In the study, researchers blasted marble-size projectiles designed to mimic ancient, water-rich asteroids at dry targets, hitting staggering speeds of around 11,000 miles per hour.
And, they found a surprising amount of water survived the impacts.
The findings could explain how asteroids deliver water throughout the solar system, helping to account for traces of water spotted on the moon and other planetary bodies.
‘The origin and transportation of water and volatiles is one of the big questions in planetary science,’ said Terik Daly, a postdoctoral researcher at Johns Hopkins University who led the research while completing his PhD at Brown University.
‘These experiments reveal a mechanism by which asteroids could deliver water to moons, planets, and other asteroids.
‘It’s a process that started while the solar system was forming and continues to operate today.’
To simulate the carbonaceous chondrites – or chunks of ancient asteroids that may have transported water – the researchers used marble-sized projectiles of a similar composition.
Then, they fired them off at the Vertical Gun Range at the NASA Ames Research Center.
The study used a dry material made of pumice powder as the target material, which was subjected to impacts with projectiles traveling 5 kilometers per second (more than 11,000 miles per hour).
While earlier models have suggested that all of the water would be lost in such a collision, the simulations suggest this may not be the case.

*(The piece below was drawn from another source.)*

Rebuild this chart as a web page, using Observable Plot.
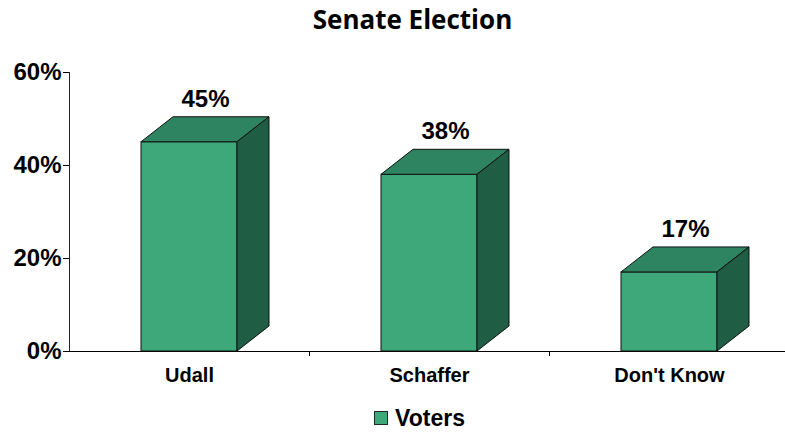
<!DOCTYPE html>
<html><head><meta charset="utf-8">
<script src="https://cdn.jsdelivr.net/npm/d3@7"></script>
<script src="https://cdn.jsdelivr.net/npm/@observablehq/plot@0.6"></script>
<style>
html,body{margin:0;padding:0;background:#fff;}
body{width:785px;height:433px;overflow:hidden;position:relative;font-family:"Liberation Sans",Arial,sans-serif;color:#000;}
#title{position:absolute;left:0;top:0;width:785px;height:38px;line-height:38px;text-align:center;font-family:"Open Sans",sans-serif;font-weight:bold;font-size:26px;}
#title span{position:relative;left:20px;}
#chart{position:absolute;left:0;top:40px;width:789px;}
#legend{position:absolute;left:0;top:402px;width:785px;height:32px;display:flex;align-items:center;justify-content:center;font-weight:bold;font-size:23px;}
#legend .in{position:relative;left:27px;display:flex;align-items:center;}
#legend .sw{display:inline-block;width:12px;height:12px;border:1px solid #1a2a20;margin-right:7px;}
</style></head>
<body>
<div id="title"><span>Senate Election</span></div>
<div id="chart"></div>
<div id="legend"><div class="in"><span class="sw"></span><span id="legtext"></span></div></div>
<script>
const categories = ["Udall", "Schaffer", "Don't Know"];
const values = [45, 38, 17];
const yTicks = [0, 20, 40, 60];
const seriesName = "Voters";

const frontColor = "#3EA87B";
const topColor = "#2E8461";
const sideColor = "#1F5E45";
const edgeColor = "#111";
const DX = 32, DY = 25;

const data = categories.map((c, i) => ({category: c, value: values[i]}));

function poly(doc, pts, fill) {
  const p = doc.createElementNS("http://www.w3.org/2000/svg", "polygon");
  p.setAttribute("points", pts.map(q => q.join(",")).join(" "));
  p.setAttribute("fill", fill);
  p.setAttribute("stroke", edgeColor);
  p.setAttribute("stroke-width", 1);
  p.setAttribute("stroke-linejoin", "round");
  return p;
}
function line(doc, x1, y1, x2, y2, color) {
  const l = doc.createElementNS("http://www.w3.org/2000/svg", "line");
  l.setAttribute("x1", x1); l.setAttribute("y1", y1);
  l.setAttribute("x2", x2); l.setAttribute("y2", y2);
  l.setAttribute("stroke", color); l.setAttribute("stroke-width", 1);
  return l;
}

const bars = Plot.barY(data, {
  x: "category", y: "value", fill: frontColor, stroke: edgeColor, strokeWidth: 1,
  render(index, scales, vals, dims, context, next) {
    const g = next(index, scales, vals, dims, context);
    const doc = context.document;
    const rects = Array.from(g.querySelectorAll("rect"));
    const y0 = scales.y(0);
    const boxes = rects.map(r => ({
      x: +r.getAttribute("x"), w: +r.getAttribute("width"),
      y: +r.getAttribute("y"), h: +r.getAttribute("height")
    }));
    const xl = dims.marginLeft, xr = dims.width - dims.marginRight;
    g.insertBefore(line(doc, xl, y0 + 0.5, xr, y0 + 0.5, "#000"), g.firstChild);
    g.insertBefore(line(doc, xl + 0.5, scales.y(d3.max(yTicks)), xl + 0.5, y0 + 0.5, "#222"), g.firstChild);
    const step = boxes.length > 1 ? boxes[1].x - boxes[0].x : boxes[0].w * 2.5;
    boxes.forEach(b => {
      const bx = b.x + b.w / 2 + step / 2;
      g.appendChild(line(doc, Math.round(bx) + 0.5, y0, Math.round(bx) + 0.5, y0 + 5, "#000"));
      const x0 = b.x, x1 = b.x + b.w, yt = b.y, yb = b.y + b.h;
      g.appendChild(poly(doc, [[x0, yt], [x1, yt], [x1 + DX, yt - DY], [x0 + DX, yt - DY]], topColor));
      g.appendChild(poly(doc, [[x1, yt], [x1 + DX, yt - DY], [x1 + DX, yb - DY], [x1, yb]], sideColor));
    });
    return g;
  }
});

const chart = Plot.plot({
  width: 789,
  height: 360,
  marginLeft: 69,
  marginRight: 0,
  marginTop: 32,
  marginBottom: 49,
  style: {fontFamily: "'Liberation Sans', Arial, sans-serif", color: "#000", background: "transparent", overflow: "visible", maxWidth: "none"},
  x: {domain: categories, paddingInner: 0.6, paddingOuter: 0.3},
  y: {domain: [0, 60]},
  marks: [
    bars,
    Plot.axisY({ticks: yTicks, tickFormat: d => d + "%", tickSize: 6, tickPadding: 2, fontSize: 24, fontWeight: "bold", label: null}),
    Plot.axisX({tickSize: 0, tickPadding: 16, fontSize: 20, fontWeight: "bold", label: null}),
    Plot.text(data, {x: "category", y: "value", text: d => d.value + "%", dx: DX / 2, dy: -43, fontSize: 24, fontWeight: "bold", fill: "#000"})
  ]
});
document.getElementById("chart").appendChild(chart);
document.getElementById("legtext").textContent = seriesName;
document.querySelector("#legend .sw").style.background = frontColor;
</script>
</body></html>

In the study, researchers blasted marble-size projectiles designed to mimic ancient, water-rich asteroids at dry targets, hitting staggering speeds of around 11,000 miles per hour. Samples of impact glasses created during an impact experiment are shown
The findings could explain how asteroids deliver water throughout the solar system, helping to account for traces of water spotted on the moon and other planetary bodies
‘Impact models tell us that impactors should completely devolatize at many of the impact speeds common in the solar system, meaning all the water they contain just boils off in the heat of the impact,’ said Pete Schulz, co-author of the paper and a professor in Brown’s Department of Earth, Environmental and Planetary Sciences.

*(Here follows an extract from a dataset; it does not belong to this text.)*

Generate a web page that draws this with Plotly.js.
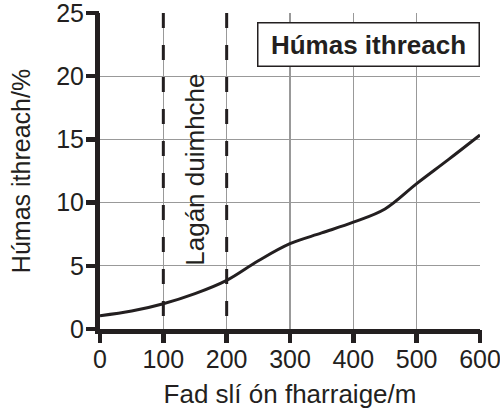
<!DOCTYPE html>
<html><head><meta charset="utf-8">
<script src="https://cdn.plot.ly/plotly-3.0.1.min.js"></script>
<style>html,body{margin:0;padding:0;background:#fff}#c{width:500px;height:416px}</style>
</head><body><div id="c"></div>
<script>
const distance = [0, 50, 100, 150, 200, 250, 300, 350, 400, 450, 500, 550, 600];
const humus = [1.05, 1.42, 2.0, 2.8, 3.85, 5.4, 6.75, 7.6, 8.45, 9.5, 11.5, 13.4, 15.35];
const duneBounds = [100, 200];
const xTicks = [0, 100, 200, 300, 400, 500, 600];
const yTicks = [0, 5, 10, 15, 20, 25];
const titleText = 'Húmas ithreach';
const duneLabel = 'Lagán duimhche';
const xTitle = 'Fad slí ón fharraige/m';
const yTitle = 'Húmas ithreach/%';

const font = 'Liberation Sans, Arial, sans-serif';
const ink = '#231f20';
const xRange = [0, 600], yRange = [0, 25];
const traces = [{
  x: distance, y: humus, type: 'scatter', mode: 'lines',
  line: {color: ink, width: 3, shape: 'spline', smoothing: 1},
  hoverinfo: 'skip'
}, {
  x: distance, y: humus, xaxis: 'x2', yaxis: 'y2', type: 'scatter', mode: 'markers',
  marker: {opacity: 0, size: 1}, hoverinfo: 'skip'
}];
const shapes = duneBounds.map(b => ({
  type: 'line', xref: 'x', yref: 'y', x0: b, x1: b, y0: yRange[1], y1: yRange[0],
  line: {color: ink, width: 3, dash: '15px,17px'}
}));
const tickAxis = (vals, range) => ({
  range: range, tickvals: vals, showticklabels: false, showgrid: false,
  zeroline: false, showline: false, ticks: 'outside', ticklen: 13,
  tickwidth: 4.5, tickcolor: ink, fixedrange: true
});
const layout = {
  width: 500, height: 416,
  margin: {l: 100, r: 20, t: 13, b: 87},
  paper_bgcolor: '#fff', plot_bgcolor: '#fff',
  showlegend: false,
  font: {family: font, color: ink, size: 25},
  xaxis: {
    range: xRange, tickvals: xTicks, ticktext: xTicks.map(String),
    showgrid: true, gridcolor: '#999', gridwidth: 1.2,
    zeroline: false, showline: true, linecolor: ink, linewidth: 5,
    ticks: 'outside', ticklen: 4, tickwidth: 4.5, tickcolor: ink,
    ticklabeloverflow: 'allow',
    tickfont: {size: 25, family: font}, fixedrange: true,
    title: {text: xTitle, font: {size: 26, family: font}, standoff: 14}
  },
  yaxis: {
    range: yRange, tickvals: yTicks, ticktext: yTicks.map(String),
    showgrid: true, gridcolor: '#999', gridwidth: 1.2,
    zeroline: false, showline: true, linecolor: ink, linewidth: 5,
    ticks: 'outside', ticklen: 6, tickwidth: 4.5, tickcolor: ink,
    ticklabeloverflow: 'allow',
    tickfont: {size: 25, family: font}, fixedrange: true,
    title: {text: yTitle, font: {size: 25, family: font}, standoff: 20}
  },
  xaxis2: Object.assign(tickAxis(xTicks, xRange), {overlaying: 'x', anchor: 'y2', side: 'bottom'}),
  yaxis2: Object.assign(tickAxis(yTicks, yRange), {overlaying: 'y', anchor: 'x2', side: 'left'}),
  shapes: shapes,
  annotations: [
    {x: 150, y: 12.6, xref: 'x', yref: 'y', text: duneLabel, showarrow: false,
     textangle: -90, font: {size: 26, family: font, color: ink}},
    {x: (479.5 - 100) / 380, y: 1 - (21.5 - 13) / 316, xref: 'paper', yref: 'paper',
     xanchor: 'right', yanchor: 'top',
     text: '<b>' + titleText + '</b>', showarrow: false,
     font: {size: 26, family: font, color: ink}, width: 216, height: 38,
     bordercolor: ink, borderwidth: 1.5, borderpad: 2, bgcolor: '#fff'}
  ]
};
Plotly.newPlot('c', traces, layout, {displayModeBar: false, staticPlot: true});
</script></body></html>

‘But nature has a tendency to be more interesting than our models, which is why we need to do experiments.’
The simulations show water may have been retained in a plume formed by the impact.
While parts of the impactor itself would have been destroyed, the resulting vapor plume containing water and other materials would remain.
‘The impact melt and breccias are forming inside that plume,’ said Schultz.
‘What we’re suggesting is that the water vapor gets ingested into the melts and breccias as they form.
‘So even though the impactor loses its water, some of it is recaptured as the melt rapidly quenches.’
As carbonaceous asteroids are considered to be among the earliest objects in the solar system, the findings could help to explain how water arrived to Earth and other objects.
Water in the moon’s mantle, for example, may have been of asteroid origin.
‘The point is that this gives us a mechanism for how water can stick around after these asteroid impacts,’ Schultz said.
‘And it shows why experiments are so important because this is something that models have missed.’